DO THIS:
Leave out the pictures and retype only the lines from the opening line to the line that holds "6.495, 6.511, 6.537];", both ends included.

◇ ◇ ◇ ◇

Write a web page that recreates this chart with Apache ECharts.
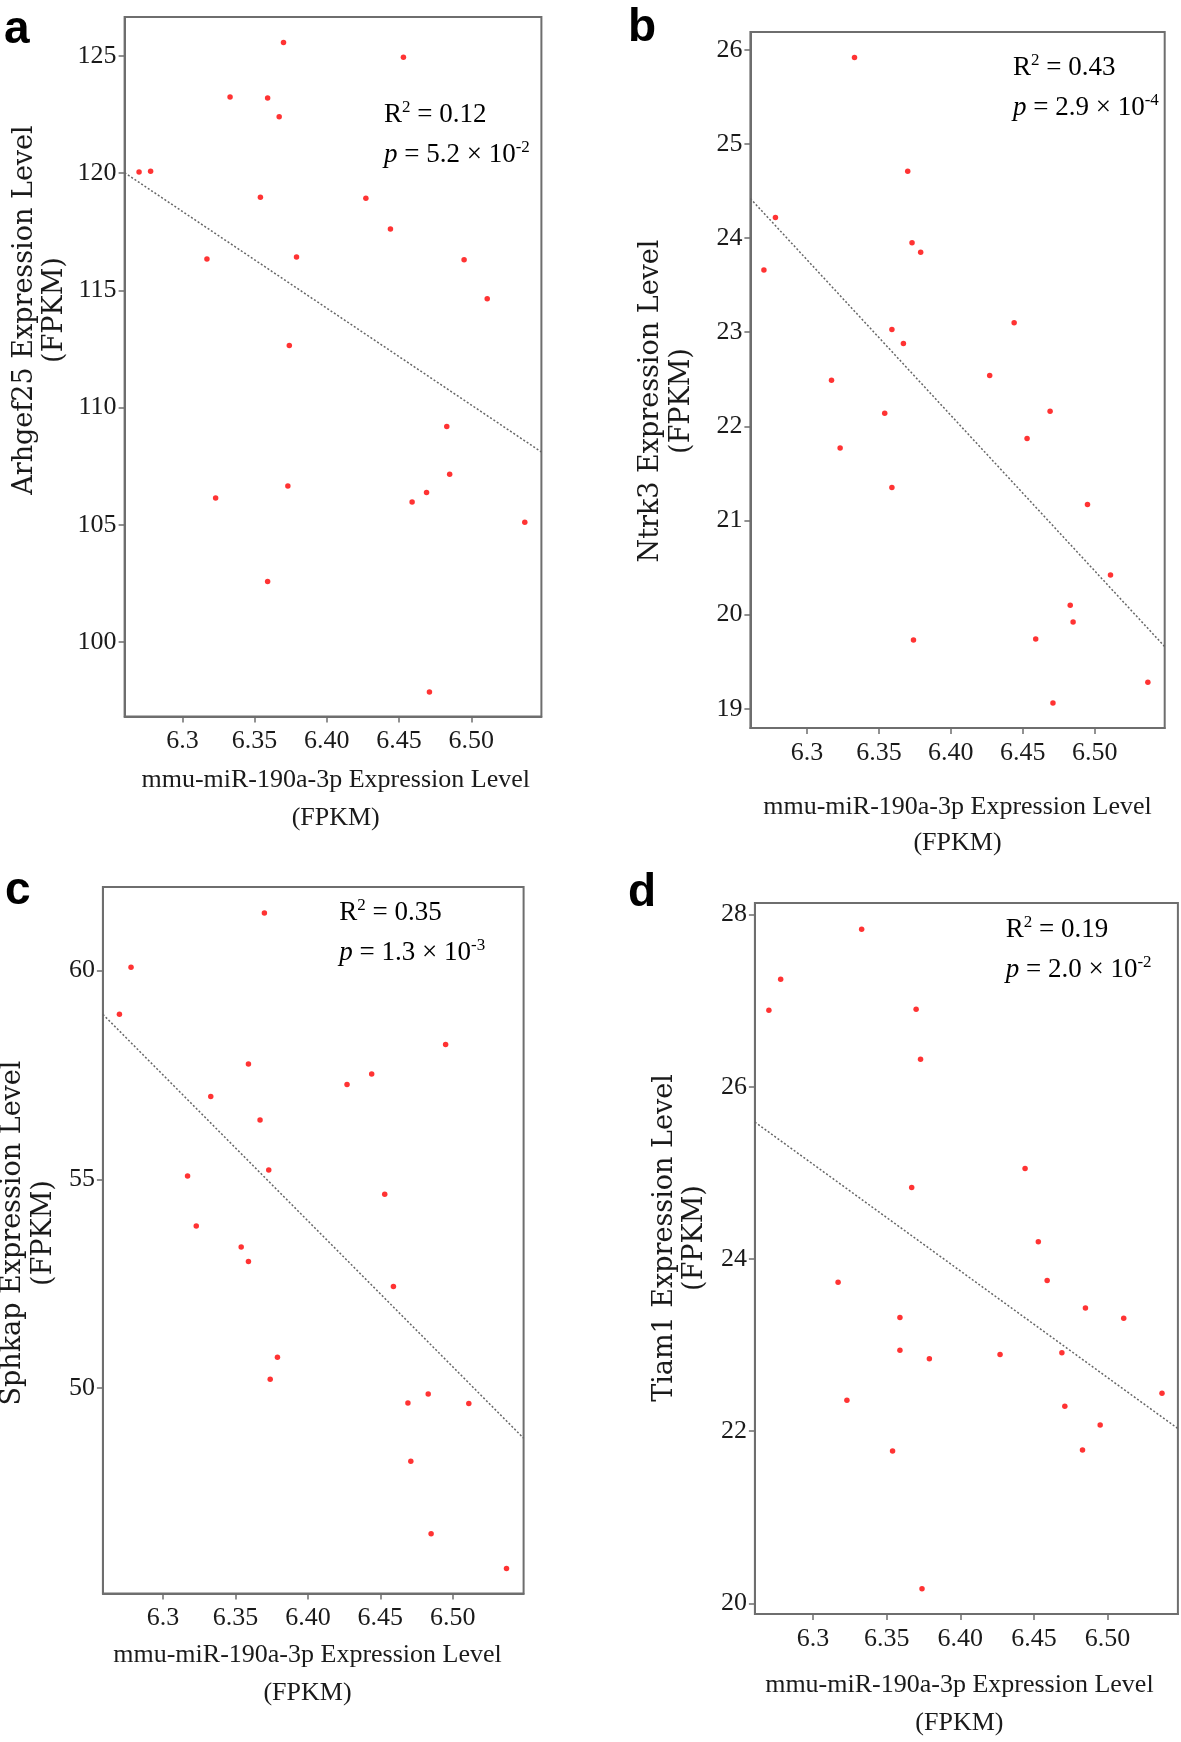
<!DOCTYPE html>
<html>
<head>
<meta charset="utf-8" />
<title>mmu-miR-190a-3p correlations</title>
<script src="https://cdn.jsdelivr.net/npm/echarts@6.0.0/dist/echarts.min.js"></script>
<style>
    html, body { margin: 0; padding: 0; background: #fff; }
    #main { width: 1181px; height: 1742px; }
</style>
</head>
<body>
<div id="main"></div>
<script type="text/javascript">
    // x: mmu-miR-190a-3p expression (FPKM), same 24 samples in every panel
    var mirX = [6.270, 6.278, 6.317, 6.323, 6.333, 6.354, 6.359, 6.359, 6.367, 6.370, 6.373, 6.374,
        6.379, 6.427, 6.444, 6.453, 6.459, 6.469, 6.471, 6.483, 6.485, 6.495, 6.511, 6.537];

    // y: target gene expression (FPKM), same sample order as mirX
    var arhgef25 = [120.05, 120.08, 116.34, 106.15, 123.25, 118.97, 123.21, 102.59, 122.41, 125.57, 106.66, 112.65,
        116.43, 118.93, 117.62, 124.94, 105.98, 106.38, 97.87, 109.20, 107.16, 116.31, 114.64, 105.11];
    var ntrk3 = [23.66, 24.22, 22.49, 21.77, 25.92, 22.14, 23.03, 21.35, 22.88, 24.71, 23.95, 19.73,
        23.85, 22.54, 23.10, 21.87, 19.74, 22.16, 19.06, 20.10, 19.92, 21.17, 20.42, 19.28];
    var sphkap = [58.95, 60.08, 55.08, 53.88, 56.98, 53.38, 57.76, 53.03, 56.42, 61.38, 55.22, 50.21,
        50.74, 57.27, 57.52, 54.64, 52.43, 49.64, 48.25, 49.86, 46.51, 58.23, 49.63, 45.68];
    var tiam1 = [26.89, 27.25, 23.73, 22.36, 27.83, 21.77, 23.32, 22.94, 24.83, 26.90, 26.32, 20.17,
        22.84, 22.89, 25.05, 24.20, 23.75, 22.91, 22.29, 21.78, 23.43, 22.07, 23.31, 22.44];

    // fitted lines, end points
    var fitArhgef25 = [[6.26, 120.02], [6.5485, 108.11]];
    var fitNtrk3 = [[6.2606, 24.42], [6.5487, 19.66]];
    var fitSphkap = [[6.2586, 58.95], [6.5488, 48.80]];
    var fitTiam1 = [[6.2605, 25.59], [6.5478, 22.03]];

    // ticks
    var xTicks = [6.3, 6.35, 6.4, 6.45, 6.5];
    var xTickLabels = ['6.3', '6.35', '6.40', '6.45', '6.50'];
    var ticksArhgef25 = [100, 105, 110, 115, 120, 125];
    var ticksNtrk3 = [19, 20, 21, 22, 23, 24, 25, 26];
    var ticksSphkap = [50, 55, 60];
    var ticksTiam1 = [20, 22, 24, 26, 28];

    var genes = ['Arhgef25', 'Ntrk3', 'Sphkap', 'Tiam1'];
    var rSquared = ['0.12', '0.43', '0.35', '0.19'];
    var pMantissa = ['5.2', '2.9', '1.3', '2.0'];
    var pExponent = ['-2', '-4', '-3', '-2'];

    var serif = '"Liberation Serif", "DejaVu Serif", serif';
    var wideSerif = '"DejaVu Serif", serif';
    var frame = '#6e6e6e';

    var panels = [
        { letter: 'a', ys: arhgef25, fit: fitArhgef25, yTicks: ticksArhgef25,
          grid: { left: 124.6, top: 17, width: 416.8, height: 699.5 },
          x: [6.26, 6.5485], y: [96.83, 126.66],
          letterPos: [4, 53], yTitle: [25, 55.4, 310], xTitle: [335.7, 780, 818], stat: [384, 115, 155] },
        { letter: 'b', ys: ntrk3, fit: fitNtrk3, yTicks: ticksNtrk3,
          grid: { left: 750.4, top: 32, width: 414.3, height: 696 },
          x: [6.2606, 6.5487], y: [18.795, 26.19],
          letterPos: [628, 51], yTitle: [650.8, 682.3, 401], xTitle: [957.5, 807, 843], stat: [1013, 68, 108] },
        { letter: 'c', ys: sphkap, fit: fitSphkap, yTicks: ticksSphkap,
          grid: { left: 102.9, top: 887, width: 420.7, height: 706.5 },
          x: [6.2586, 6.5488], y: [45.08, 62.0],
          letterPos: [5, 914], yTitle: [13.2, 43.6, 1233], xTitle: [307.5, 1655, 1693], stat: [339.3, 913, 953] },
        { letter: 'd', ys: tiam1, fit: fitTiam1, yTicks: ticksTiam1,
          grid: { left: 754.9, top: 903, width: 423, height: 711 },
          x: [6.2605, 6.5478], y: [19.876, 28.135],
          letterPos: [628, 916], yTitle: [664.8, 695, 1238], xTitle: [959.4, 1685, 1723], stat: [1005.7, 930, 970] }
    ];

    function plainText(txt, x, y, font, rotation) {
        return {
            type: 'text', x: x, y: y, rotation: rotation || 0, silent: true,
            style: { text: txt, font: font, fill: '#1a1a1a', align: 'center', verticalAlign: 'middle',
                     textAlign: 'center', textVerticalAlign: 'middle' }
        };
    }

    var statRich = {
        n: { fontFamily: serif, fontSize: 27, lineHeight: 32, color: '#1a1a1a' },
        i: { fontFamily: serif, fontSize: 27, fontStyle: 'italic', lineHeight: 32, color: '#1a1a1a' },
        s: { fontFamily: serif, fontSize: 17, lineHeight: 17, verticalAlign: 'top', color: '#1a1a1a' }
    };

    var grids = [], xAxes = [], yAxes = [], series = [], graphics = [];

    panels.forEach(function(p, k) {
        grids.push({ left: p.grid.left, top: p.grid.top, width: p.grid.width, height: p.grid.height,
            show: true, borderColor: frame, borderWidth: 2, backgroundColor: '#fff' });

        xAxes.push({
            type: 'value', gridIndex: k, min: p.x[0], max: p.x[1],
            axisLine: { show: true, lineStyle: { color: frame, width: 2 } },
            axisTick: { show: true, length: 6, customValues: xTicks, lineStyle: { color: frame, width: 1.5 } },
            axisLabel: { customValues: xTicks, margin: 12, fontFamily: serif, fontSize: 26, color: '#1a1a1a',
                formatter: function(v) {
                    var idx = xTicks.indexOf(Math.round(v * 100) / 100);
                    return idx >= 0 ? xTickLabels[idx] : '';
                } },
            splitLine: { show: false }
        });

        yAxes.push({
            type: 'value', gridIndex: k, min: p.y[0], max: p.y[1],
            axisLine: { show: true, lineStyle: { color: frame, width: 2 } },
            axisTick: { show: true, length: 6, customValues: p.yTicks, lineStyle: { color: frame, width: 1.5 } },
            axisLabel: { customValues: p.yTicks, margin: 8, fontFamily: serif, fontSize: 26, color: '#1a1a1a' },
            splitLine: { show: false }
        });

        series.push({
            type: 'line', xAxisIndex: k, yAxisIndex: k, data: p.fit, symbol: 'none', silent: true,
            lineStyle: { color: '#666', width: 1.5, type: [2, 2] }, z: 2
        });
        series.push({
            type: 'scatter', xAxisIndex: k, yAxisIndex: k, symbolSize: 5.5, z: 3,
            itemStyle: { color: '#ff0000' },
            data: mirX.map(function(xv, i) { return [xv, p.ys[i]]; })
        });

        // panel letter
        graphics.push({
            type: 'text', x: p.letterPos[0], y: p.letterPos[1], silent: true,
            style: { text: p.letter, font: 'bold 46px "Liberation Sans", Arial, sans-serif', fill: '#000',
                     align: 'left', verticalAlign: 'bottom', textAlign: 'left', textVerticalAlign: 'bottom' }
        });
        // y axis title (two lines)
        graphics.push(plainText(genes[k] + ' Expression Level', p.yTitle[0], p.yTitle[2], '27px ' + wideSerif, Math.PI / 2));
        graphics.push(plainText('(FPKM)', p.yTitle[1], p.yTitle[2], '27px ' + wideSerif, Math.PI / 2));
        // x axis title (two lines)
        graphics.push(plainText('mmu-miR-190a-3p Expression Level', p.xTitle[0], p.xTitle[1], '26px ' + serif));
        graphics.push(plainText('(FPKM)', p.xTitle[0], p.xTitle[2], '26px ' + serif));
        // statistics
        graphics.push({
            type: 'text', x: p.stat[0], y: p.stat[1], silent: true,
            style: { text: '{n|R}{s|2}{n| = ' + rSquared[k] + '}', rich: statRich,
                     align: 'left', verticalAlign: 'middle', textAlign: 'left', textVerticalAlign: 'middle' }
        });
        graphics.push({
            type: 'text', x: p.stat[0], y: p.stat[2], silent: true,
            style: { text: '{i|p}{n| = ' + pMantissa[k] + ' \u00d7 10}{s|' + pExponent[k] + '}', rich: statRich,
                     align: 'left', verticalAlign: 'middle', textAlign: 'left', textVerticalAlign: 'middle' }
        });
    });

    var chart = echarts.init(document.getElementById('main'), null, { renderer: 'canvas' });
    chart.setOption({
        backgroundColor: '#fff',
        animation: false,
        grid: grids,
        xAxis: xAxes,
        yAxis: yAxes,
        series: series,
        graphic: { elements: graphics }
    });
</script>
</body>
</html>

◇ ◇ ◇ ◇

OUTPUT:
Write a web page that recreates this chart with Apache ECharts.
<!DOCTYPE html>
<html>
<head>
<meta charset="utf-8" />
<title>mmu-miR-190a-3p correlations</title>
<script src="https://cdn.jsdelivr.net/npm/echarts@6.0.0/dist/echarts.min.js"></script>
<style>
    html, body { margin: 0; padding: 0; background: #fff; }
    #main { width: 1181px; height: 1742px; }
</style>
</head>
<body>
<div id="main"></div>
<script type="text/javascript">
    // x: mmu-miR-190a-3p expression (FPKM), same 24 samples in every panel
    var mirX = [6.270, 6.278, 6.317, 6.323, 6.333, 6.354, 6.359, 6.359, 6.367, 6.370, 6.373, 6.374,
        6.379, 6.427, 6.444, 6.453, 6.459, 6.469, 6.471, 6.483, 6.485, 6.495, 6.511, 6.537];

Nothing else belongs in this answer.